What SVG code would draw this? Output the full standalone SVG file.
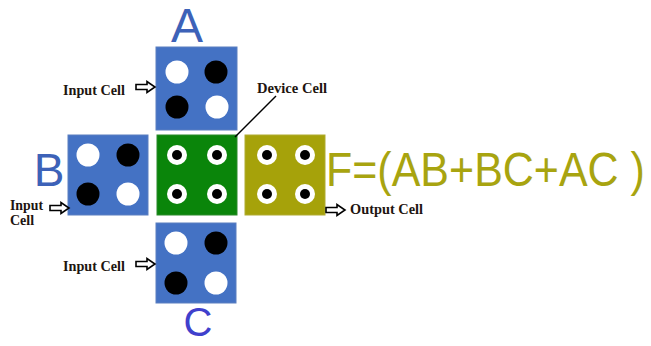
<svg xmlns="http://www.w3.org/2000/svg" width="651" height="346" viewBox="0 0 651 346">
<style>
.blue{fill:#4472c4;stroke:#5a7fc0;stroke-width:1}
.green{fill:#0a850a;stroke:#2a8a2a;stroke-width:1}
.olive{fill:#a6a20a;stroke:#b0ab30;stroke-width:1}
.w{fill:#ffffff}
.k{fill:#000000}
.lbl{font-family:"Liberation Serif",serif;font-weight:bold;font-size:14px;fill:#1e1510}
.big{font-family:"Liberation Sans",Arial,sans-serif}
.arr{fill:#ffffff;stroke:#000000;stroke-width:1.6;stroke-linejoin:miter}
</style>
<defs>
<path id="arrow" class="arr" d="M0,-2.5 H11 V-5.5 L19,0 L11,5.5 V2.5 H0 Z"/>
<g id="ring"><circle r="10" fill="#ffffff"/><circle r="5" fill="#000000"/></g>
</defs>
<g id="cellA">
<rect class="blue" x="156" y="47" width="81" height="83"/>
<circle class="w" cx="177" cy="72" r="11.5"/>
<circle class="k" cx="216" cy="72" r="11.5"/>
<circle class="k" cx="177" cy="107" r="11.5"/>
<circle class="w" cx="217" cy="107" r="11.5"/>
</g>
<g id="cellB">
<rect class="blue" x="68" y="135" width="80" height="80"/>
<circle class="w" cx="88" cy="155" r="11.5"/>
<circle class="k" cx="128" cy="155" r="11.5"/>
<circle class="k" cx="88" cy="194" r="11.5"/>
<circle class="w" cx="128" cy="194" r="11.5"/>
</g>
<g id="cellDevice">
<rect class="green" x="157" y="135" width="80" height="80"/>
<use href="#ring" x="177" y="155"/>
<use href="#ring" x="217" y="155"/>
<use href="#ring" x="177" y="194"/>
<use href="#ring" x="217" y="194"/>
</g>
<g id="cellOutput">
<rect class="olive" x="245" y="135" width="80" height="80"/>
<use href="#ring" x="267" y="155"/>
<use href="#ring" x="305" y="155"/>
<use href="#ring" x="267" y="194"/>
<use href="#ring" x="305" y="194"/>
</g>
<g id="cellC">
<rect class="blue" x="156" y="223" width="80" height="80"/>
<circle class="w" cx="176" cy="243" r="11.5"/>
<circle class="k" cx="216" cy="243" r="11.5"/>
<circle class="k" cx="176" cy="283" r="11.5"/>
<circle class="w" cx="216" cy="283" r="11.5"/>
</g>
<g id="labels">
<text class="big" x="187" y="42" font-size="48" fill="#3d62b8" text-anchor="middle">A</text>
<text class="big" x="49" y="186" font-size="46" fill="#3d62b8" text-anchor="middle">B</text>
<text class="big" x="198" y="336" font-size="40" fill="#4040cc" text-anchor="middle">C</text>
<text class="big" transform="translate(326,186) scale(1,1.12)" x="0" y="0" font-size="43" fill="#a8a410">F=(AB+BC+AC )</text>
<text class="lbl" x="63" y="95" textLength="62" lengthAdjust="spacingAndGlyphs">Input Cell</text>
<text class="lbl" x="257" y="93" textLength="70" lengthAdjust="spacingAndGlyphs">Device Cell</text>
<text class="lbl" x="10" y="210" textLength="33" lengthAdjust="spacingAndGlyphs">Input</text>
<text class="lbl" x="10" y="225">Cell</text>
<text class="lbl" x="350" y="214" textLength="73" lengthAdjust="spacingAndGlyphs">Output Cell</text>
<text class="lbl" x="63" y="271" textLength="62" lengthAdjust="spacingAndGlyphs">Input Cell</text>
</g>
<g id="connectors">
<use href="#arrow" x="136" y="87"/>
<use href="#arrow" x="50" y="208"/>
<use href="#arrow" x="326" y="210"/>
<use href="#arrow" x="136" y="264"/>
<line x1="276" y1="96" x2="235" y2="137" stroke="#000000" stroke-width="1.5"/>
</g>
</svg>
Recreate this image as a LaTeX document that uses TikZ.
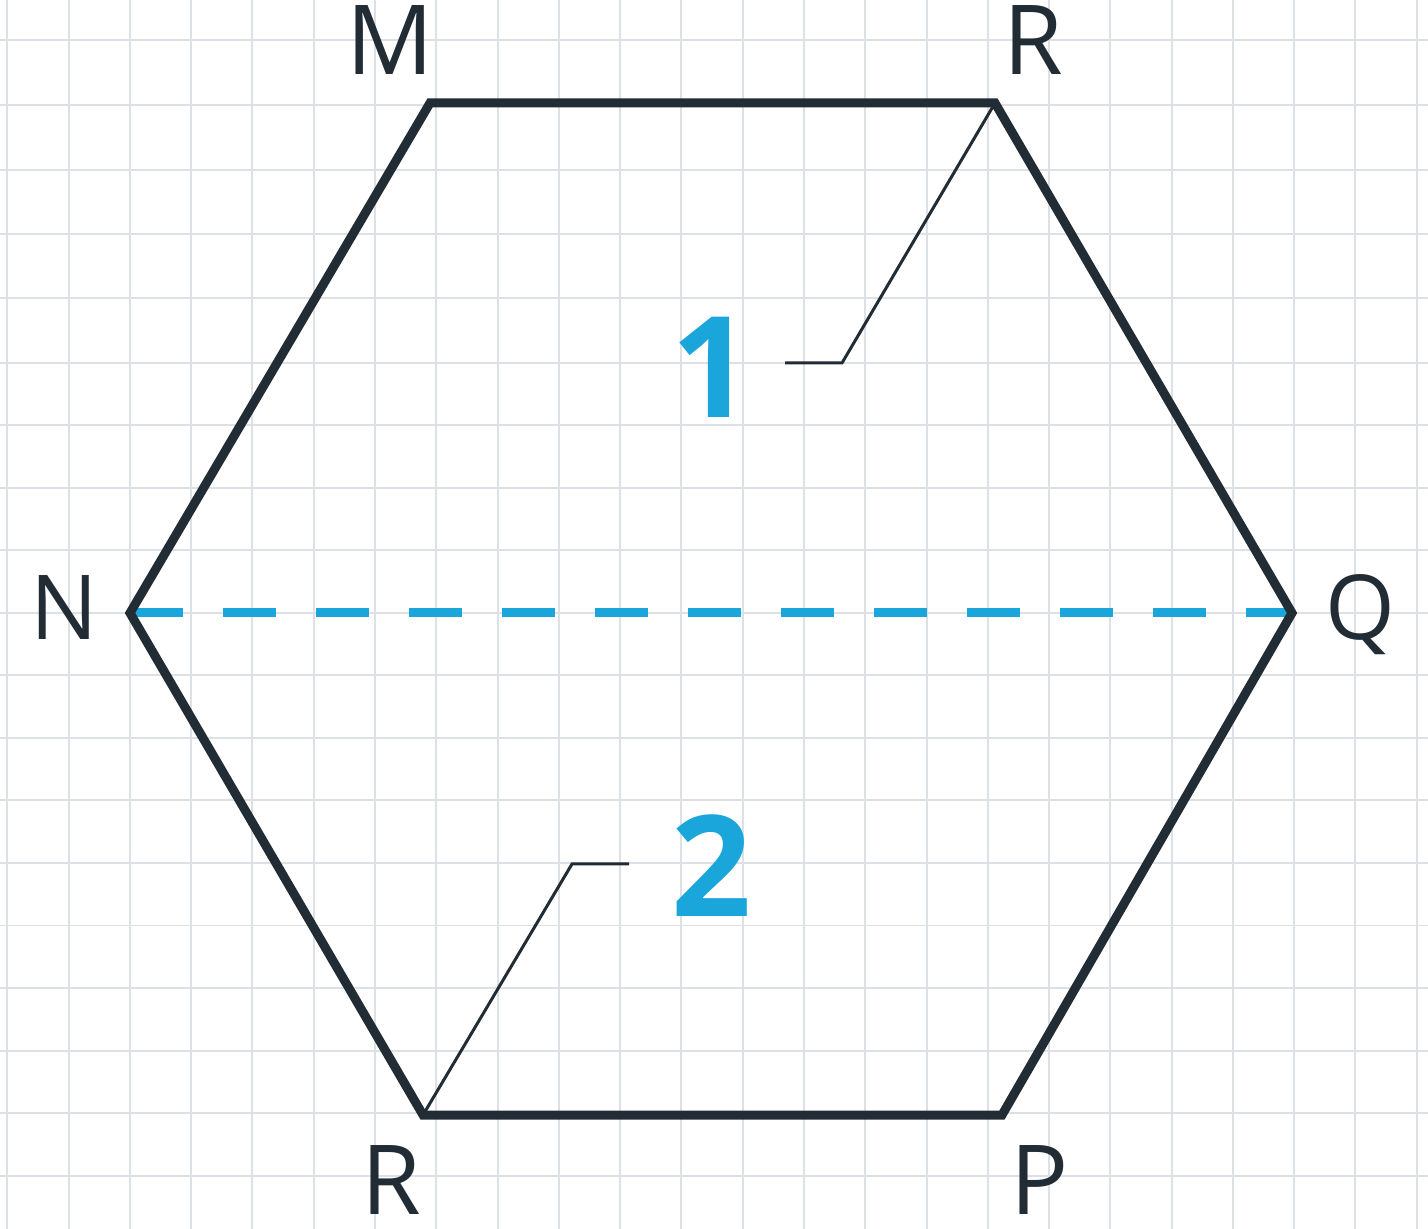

┄┄┄┄┄┄┄┄┄┄┄┄┄┄┄┄┄┄┄┄

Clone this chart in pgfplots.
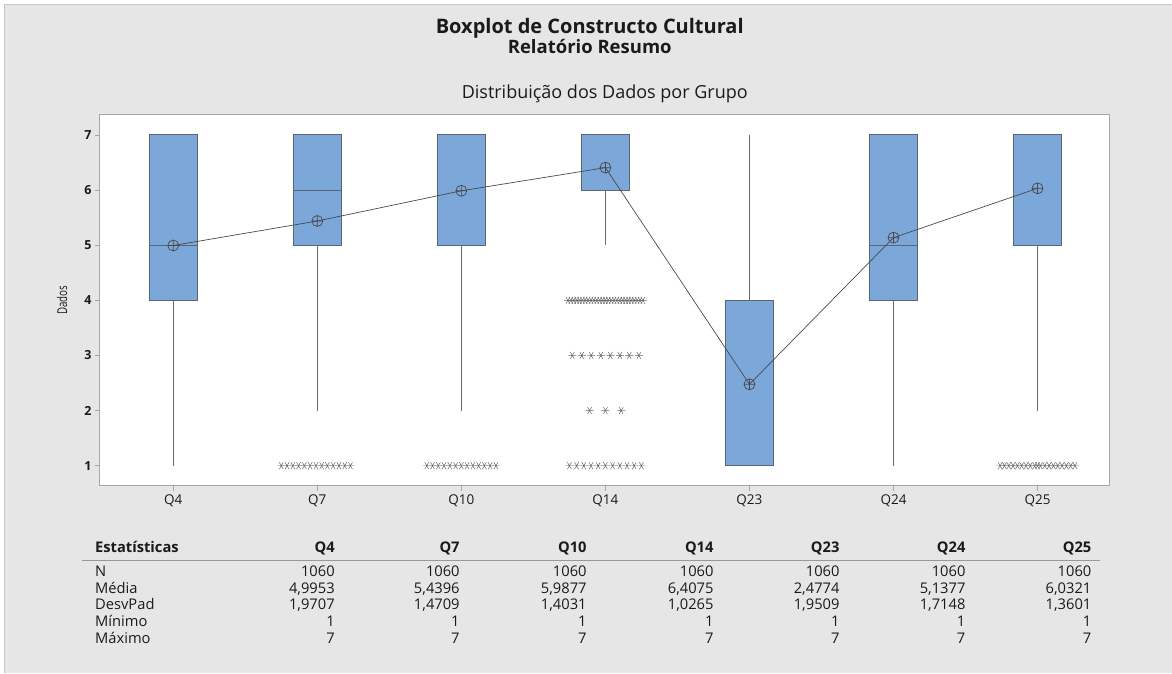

┄┄┄┄┄┄┄┄┄┄┄┄┄┄┄┄┄┄┄┄

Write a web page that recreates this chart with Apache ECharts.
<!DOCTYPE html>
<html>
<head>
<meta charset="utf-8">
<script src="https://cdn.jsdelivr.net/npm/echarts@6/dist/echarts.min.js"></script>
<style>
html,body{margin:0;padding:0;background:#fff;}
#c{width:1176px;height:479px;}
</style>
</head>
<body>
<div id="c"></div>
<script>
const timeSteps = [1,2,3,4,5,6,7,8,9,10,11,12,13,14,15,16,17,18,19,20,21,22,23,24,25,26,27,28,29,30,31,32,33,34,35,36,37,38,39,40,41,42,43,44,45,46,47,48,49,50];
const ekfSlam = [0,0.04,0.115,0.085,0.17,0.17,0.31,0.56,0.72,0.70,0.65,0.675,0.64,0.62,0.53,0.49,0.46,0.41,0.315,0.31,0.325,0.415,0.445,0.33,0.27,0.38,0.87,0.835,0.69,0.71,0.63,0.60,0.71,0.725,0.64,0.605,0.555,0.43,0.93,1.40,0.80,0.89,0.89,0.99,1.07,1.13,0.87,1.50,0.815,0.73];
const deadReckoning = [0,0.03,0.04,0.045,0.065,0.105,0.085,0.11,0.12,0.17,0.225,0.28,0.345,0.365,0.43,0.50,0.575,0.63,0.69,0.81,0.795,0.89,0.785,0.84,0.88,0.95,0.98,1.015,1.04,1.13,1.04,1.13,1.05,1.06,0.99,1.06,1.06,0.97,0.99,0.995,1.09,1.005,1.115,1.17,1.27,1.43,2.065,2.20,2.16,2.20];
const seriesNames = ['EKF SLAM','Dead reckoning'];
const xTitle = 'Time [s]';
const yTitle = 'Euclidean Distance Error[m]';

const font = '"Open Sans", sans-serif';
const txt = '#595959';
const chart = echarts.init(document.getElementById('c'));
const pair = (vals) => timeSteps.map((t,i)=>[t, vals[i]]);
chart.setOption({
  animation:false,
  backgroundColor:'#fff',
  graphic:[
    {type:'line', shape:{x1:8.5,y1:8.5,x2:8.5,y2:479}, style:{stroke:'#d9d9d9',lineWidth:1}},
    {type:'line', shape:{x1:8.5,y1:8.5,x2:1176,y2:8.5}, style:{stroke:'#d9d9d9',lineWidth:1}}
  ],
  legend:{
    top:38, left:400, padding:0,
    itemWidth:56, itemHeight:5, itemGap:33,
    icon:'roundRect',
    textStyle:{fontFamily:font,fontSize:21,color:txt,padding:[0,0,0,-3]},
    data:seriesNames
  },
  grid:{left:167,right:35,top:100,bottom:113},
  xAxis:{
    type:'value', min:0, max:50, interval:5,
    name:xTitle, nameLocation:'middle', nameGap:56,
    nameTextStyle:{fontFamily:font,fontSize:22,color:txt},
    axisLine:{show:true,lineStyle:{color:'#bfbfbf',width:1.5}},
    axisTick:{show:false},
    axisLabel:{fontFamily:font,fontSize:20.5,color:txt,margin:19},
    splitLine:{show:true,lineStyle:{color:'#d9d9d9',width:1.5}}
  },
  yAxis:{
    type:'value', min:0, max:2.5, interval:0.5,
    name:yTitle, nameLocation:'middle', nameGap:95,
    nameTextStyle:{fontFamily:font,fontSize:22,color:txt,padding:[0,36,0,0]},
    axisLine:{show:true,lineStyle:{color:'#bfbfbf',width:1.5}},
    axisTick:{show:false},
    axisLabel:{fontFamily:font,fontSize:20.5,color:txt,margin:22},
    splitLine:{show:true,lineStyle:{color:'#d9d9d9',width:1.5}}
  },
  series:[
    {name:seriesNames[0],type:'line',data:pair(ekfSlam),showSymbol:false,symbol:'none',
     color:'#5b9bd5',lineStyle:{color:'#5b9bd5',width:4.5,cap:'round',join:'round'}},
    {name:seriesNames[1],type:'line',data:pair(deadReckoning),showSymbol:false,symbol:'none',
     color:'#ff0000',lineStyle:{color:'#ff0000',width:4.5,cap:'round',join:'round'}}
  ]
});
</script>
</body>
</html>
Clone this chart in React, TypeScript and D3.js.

┄┄┄┄┄┄┄┄┄┄┄┄┄┄┄┄┄┄┄┄

*To do:* Retype exactly what runs from the line containing "Write a web" through the line containing "const yTitle = 'Euclidean Distance Error[m]';", both lines included, and stop there.

*The completed task:*
Write a web page that recreates this chart with Apache ECharts.
<!DOCTYPE html>
<html>
<head>
<meta charset="utf-8">
<script src="https://cdn.jsdelivr.net/npm/echarts@6/dist/echarts.min.js"></script>
<style>
html,body{margin:0;padding:0;background:#fff;}
#c{width:1176px;height:479px;}
</style>
</head>
<body>
<div id="c"></div>
<script>
const timeSteps = [1,2,3,4,5,6,7,8,9,10,11,12,13,14,15,16,17,18,19,20,21,22,23,24,25,26,27,28,29,30,31,32,33,34,35,36,37,38,39,40,41,42,43,44,45,46,47,48,49,50];
const ekfSlam = [0,0.04,0.115,0.085,0.17,0.17,0.31,0.56,0.72,0.70,0.65,0.675,0.64,0.62,0.53,0.49,0.46,0.41,0.315,0.31,0.325,0.415,0.445,0.33,0.27,0.38,0.87,0.835,0.69,0.71,0.63,0.60,0.71,0.725,0.64,0.605,0.555,0.43,0.93,1.40,0.80,0.89,0.89,0.99,1.07,1.13,0.87,1.50,0.815,0.73];
const deadReckoning = [0,0.03,0.04,0.045,0.065,0.105,0.085,0.11,0.12,0.17,0.225,0.28,0.345,0.365,0.43,0.50,0.575,0.63,0.69,0.81,0.795,0.89,0.785,0.84,0.88,0.95,0.98,1.015,1.04,1.13,1.04,1.13,1.05,1.06,0.99,1.06,1.06,0.97,0.99,0.995,1.09,1.005,1.115,1.17,1.27,1.43,2.065,2.20,2.16,2.20];
const seriesNames = ['EKF SLAM','Dead reckoning'];
const xTitle = 'Time [s]';
const yTitle = 'Euclidean Distance Error[m]';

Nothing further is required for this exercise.